SELECT * FROM orders WHERE order_date >= '2023-01-01' LIMIT 100 OFFSET 0;
This query retrieves only 100 rows, reducing the amount of data processed and returned.
4. Optimize Joins and Subqueries
Joins and subqueries can be expensive operations. Here are some optimization techniques:
- Use INNER JOIN Instead of OUTER JOIN: If you don’t need all records from both tables, INNER JOINs are generally faster.
SELECT c.name, o.amount
FROM customers c
INNER JOIN orders o ON c.id = o.customer_id;
- Consider Common Table Expressions (CTEs): CTEs can improve readability and may optimize complex queries.
WITH recent_orders AS (
SELECT * FROM orders WHERE order_date >= '2023-01-01'
)
SELECT c.name, ro.amount
FROM customers c
JOIN recent_orders ro ON c.id = ro.customer_id;
5. Use Connection Pooling
In large-scale applications, managing database connections efficiently is vital. Connection pooling reduces the overhead of establishing connections. Tools like PgBouncer can help manage database connections effectively.

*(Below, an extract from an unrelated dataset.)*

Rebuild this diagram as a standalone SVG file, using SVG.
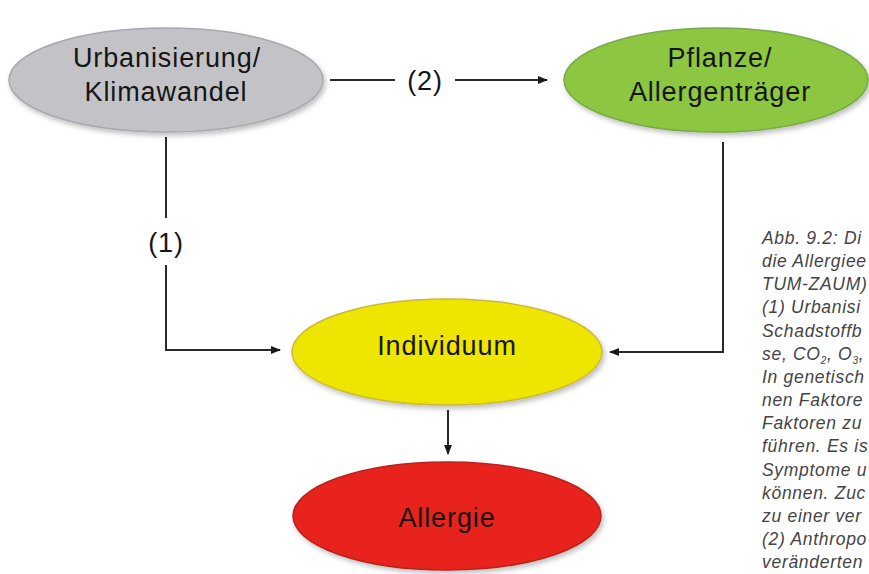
<svg xmlns="http://www.w3.org/2000/svg" width="869" height="574" viewBox="0 0 869 574">
<defs>
<style>
.node-label{font-family:"Liberation Sans",Arial,sans-serif;font-size:27px;fill:#151515;text-anchor:middle;letter-spacing:0.9px}
.edge{fill:none;stroke:#2a2a2a;stroke-width:2}
.edge-label{font-family:"Liberation Sans",Arial,sans-serif;font-size:27px;fill:#151515;text-anchor:middle;letter-spacing:0.9px}
.caption{font-family:"Liberation Sans",Arial,sans-serif;font-style:italic;font-size:17.5px;fill:#444;letter-spacing:0.7px}
</style>
<filter id="shadow" x="-10%" y="-20%" width="125%" height="150%">
<feDropShadow dx="2" dy="3" stdDeviation="2.5" flood-color="#000" flood-opacity="0.25"/>
</filter>
<marker id="arrow" viewBox="0 0 10 10" refX="9" refY="5" markerWidth="10" markerHeight="10" markerUnits="userSpaceOnUse" orient="auto">
<path d="M0,1 L10,5 L0,9 Z" fill="#1a1a1a"/>
</marker>
</defs>
<rect width="869" height="574" fill="#ffffff"/>

<g id="connectors">
<line class="edge" x1="330" y1="80" x2="395" y2="80"/>
<line class="edge" x1="455" y1="80" x2="547" y2="80" marker-end="url(#arrow)"/>
<text class="edge-label" x="425" y="90">(2)</text>
<line class="edge" x1="166" y1="137" x2="166" y2="218"/>
<text class="edge-label" x="166" y="252">(1)</text>
<polyline class="edge" points="166,265 166,350 280,350" marker-end="url(#arrow)"/>
<polyline class="edge" points="723,142 723,352 610,352" stroke="#4a4a4a" stroke-width="2.5" marker-end="url(#arrow)"/>
<line class="edge" x1="448" y1="410" x2="448" y2="454" marker-end="url(#arrow)"/>
</g>

<g id="urbanisierung">
<ellipse cx="166" cy="80" rx="157" ry="52" fill="#c3c3c7" stroke="#a7a7ad" stroke-width="1.5" filter="url(#shadow)"/>
<text class="node-label" x="167" y="67">Urbanisierung/</text>
<text class="node-label" x="166" y="101">Klimawandel</text>
</g>

<g id="pflanze">
<ellipse cx="716" cy="80" rx="152" ry="52" fill="#8dc63f" stroke="#79a94a" stroke-width="1.5" filter="url(#shadow)"/>
<text class="node-label" x="720" y="67">Pflanze/</text>
<text class="node-label" x="720" y="101">Allergenträger</text>
</g>

<g id="individuum">
<ellipse cx="447" cy="352" rx="155" ry="53" fill="#eee600" stroke="#c9b93a" stroke-width="1.5" filter="url(#shadow)"/>
<text class="node-label" x="447" y="355">Individuum</text>
</g>

<g id="allergie">
<ellipse cx="447" cy="516" rx="154" ry="54" fill="#e8231c" stroke="#b9241f" stroke-width="1.5" filter="url(#shadow)"/>
<text class="node-label" x="447" y="527">Allergie</text>
</g>

<g id="caption">
<text class="caption" x="762" y="244">Abb. 9.2: Di</text>
<text class="caption" x="762" y="267.1">die Allergiee</text>
<text class="caption" x="762" y="290.3">TUM-ZAUM)</text>
<text class="caption" x="762" y="313.4">(1) Urbanisi</text>
<text class="caption" x="762" y="336.6">Schadstoffb</text>
<text class="caption" x="762" y="359.7">se, CO<tspan font-size="10" dy="4">2</tspan><tspan dy="-4">, O</tspan><tspan font-size="10" dy="4">3</tspan><tspan dy="-4">,</tspan></text>
<text class="caption" x="762" y="382.9">In genetisch</text>
<text class="caption" x="762" y="406">nen Faktore</text>
<text class="caption" x="762" y="429.2">Faktoren zu</text>
<text class="caption" x="762" y="452.3">führen. Es is</text>
<text class="caption" x="762" y="475.5">Symptome u</text>
<text class="caption" x="762" y="498.6">können. Zuc</text>
<text class="caption" x="762" y="521.8">zu einer ver</text>
<text class="caption" x="762" y="544.9">(2) Anthropo</text>
<text class="caption" x="762" y="568">veränderten</text>
</g>
</svg>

6. Regularly Vacuum and Analyze the Database
PostgreSQL requires regular maintenance to optimize performance. The VACUUM
command reclaims storage and optimizes the database.
VACUUM ANALYZE;
This command analyzes the database, updating statistics that the query planner uses to optimize query execution.

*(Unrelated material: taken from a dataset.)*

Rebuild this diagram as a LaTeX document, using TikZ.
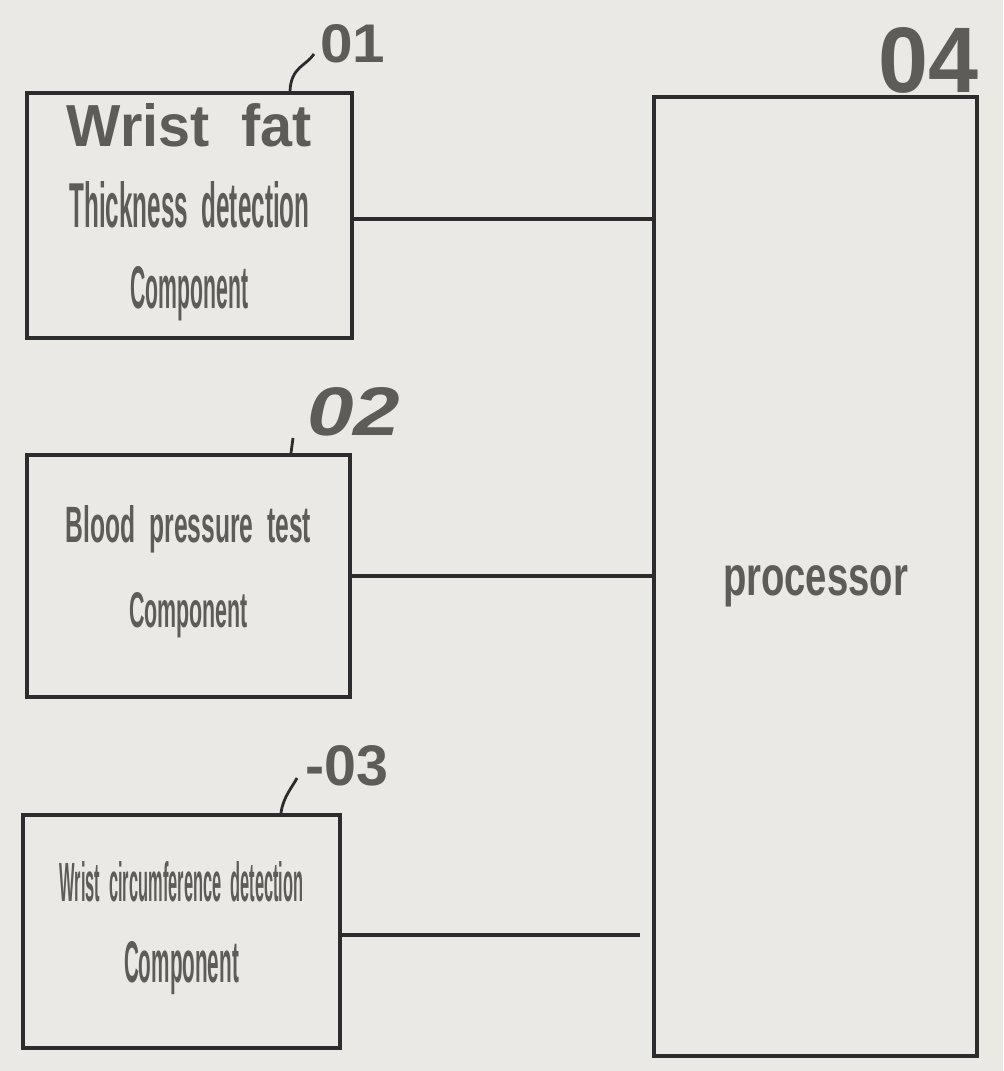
\documentclass[tikz,border=0pt]{standalone}
\usepackage{fontspec}
\setmainfont{Liberation Sans}
\usetikzlibrary{calc}
\definecolor{bg}{HTML}{EAE9E6}
\definecolor{ink}{HTML}{5E5C59}
\definecolor{edge}{HTML}{2C2C2C}
\newcommand{\lowpad}{\rule[-10pt]{0pt}{10pt}}
\begin{document}
\begin{tikzpicture}[x=0.5pt,y=-0.5pt,
  box/.style={draw=edge,line width=2pt,fill=bg,inner sep=0pt,align=center,text=ink},
  conn/.style={draw=edge,line width=1.6pt},
  leader/.style={draw=edge,line width=1.4pt},
  num/.style={anchor=base west,inner sep=0pt,text=ink,font=\bfseries}]
\useasboundingbox (0,0) rectangle (1003,1071);
\fill[bg] (0,0) rectangle (1003,1071);

\node[box,minimum width=162.5pt,minimum height=122.5pt,font=\bfseries\fontsize{10}{40.5}\selectfont] (b1) at (189.5,215.5)
  {\resizebox{122.5pt}{21.5pt}{Wrist\ \ fat}\\ \resizebox{120pt}{23pt}{Thickness\ \ detection}\\ \resizebox{59pt}{21pt}{Component}\lowpad};
\node[box,minimum width=161.5pt,minimum height=121pt,font=\bfseries\fontsize{10}{42.5}\selectfont] (b2) at (188.5,576)
  {\resizebox{122.5pt}{18.5pt}{Blood\ \ pressure\ \ test}\\ \resizebox{59.5pt}{17.5pt}{Component}\lowpad};
\node[box,minimum width=158.5pt,minimum height=116.5pt,font=\bfseries\fontsize{10}{40.5}\selectfont] (b3) at (181.5,931.5)
  {\resizebox{122pt}{20pt}{Wrist\ \ circumference\ \ detection}\\ \resizebox{57.5pt}{20.5pt}{Component}\lowpad};
\node[box,minimum width=161.5pt,minimum height=479.5pt,text height=19pt,text depth=0pt,font=\bfseries] (p) at (815.5,576.5)
  {\resizebox{92.5pt}{15pt}{processor}};

\node[num] (n1) at (320,62) {\resizebox{32.5pt}{19pt}{01}};
\node[num,font=\bfseries\itshape] (n2) at (307,435) {\resizebox{46.5pt}{24pt}{02}};
\node[num] (n3) at (305,785) {\resizebox{41.5pt}{20pt}{-03}};
\node[num] (n4) at (878,92) {\resizebox{50pt}{32.5pt}{04}};

\draw[leader] ($(b1.north west)+(265,0)$) .. controls +(1,-24) and +(-8,12) .. ($(n1.base west)+(-6,-8)$);
\draw[leader] ($(b2.north west)+(266,0)$) -- ($(n2.base west)+(-14,3)$);
\draw[leader] ($(b3.north west)+(260,0)$) .. controls +(2,-16) and +(-4,8) .. ($(n3.base west)+(-8,-7)$);

\coordinate (e1) at ([yshift=-1.75pt]b1.east);
\draw[conn] (e1) -- (e1 -| p.west);
\draw[conn] (b2.east) -- (b2.east -| p.west);
\coordinate (e3) at ([yshift=-1.75pt]b3.east);
\draw[conn,shorten >=6pt] (e3) -- (e3 -| p.west);
\end{tikzpicture}
\end{document}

7. Monitor and Tune Configuration Settings
PostgreSQL has numerous configuration parameters that can be adjusted based on your workload. Important settings include:
- work_mem: Increase this value for complex queries that require sorting or hashing.
- shared_buffers: Adjust based on your server's RAM to improve performance.

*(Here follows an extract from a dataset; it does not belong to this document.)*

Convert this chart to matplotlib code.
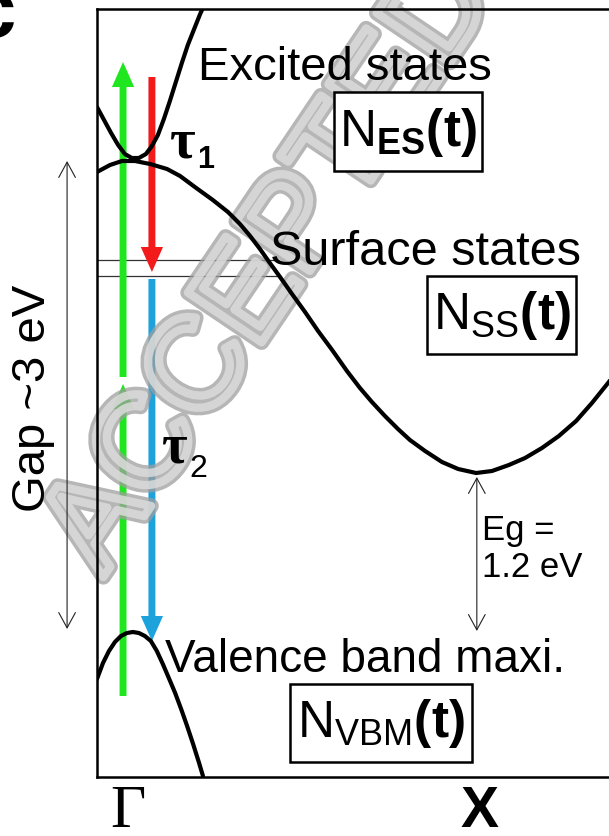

You can modify these settings in the postgresql.conf
file or via SQL commands.
8. Implement Caching Strategies
Caching frequently accessed data can drastically reduce the load on your database. Consider using tools like Redis or Memcached for caching query results.
Troubleshooting Slow Queries
If you notice performance issues, consider the following troubleshooting steps:
- Check Logs: Review PostgreSQL logs for slow queries and analyze their execution plans.
- Adjust Indexes: Use the
pg_stat_user_indexes
view to identify unused indexes.
SELECT * FROM pg_stat_user_indexes WHERE idx_scan = 0;
- Benchmark Different Queries: Use tools like pgbench to compare the performance of different query approaches.
Conclusion
Optimizing PostgreSQL queries is a multifaceted process that involves understanding your data, implementing effective indexing strategies, and leveraging the right tools. By following the strategies outlined in this article, you can significantly enhance the performance of your PostgreSQL database in large-scale applications. Take the time to analyze your queries, implement best practices, and continuously monitor your database to ensure optimal performance as your application grows. Happy querying!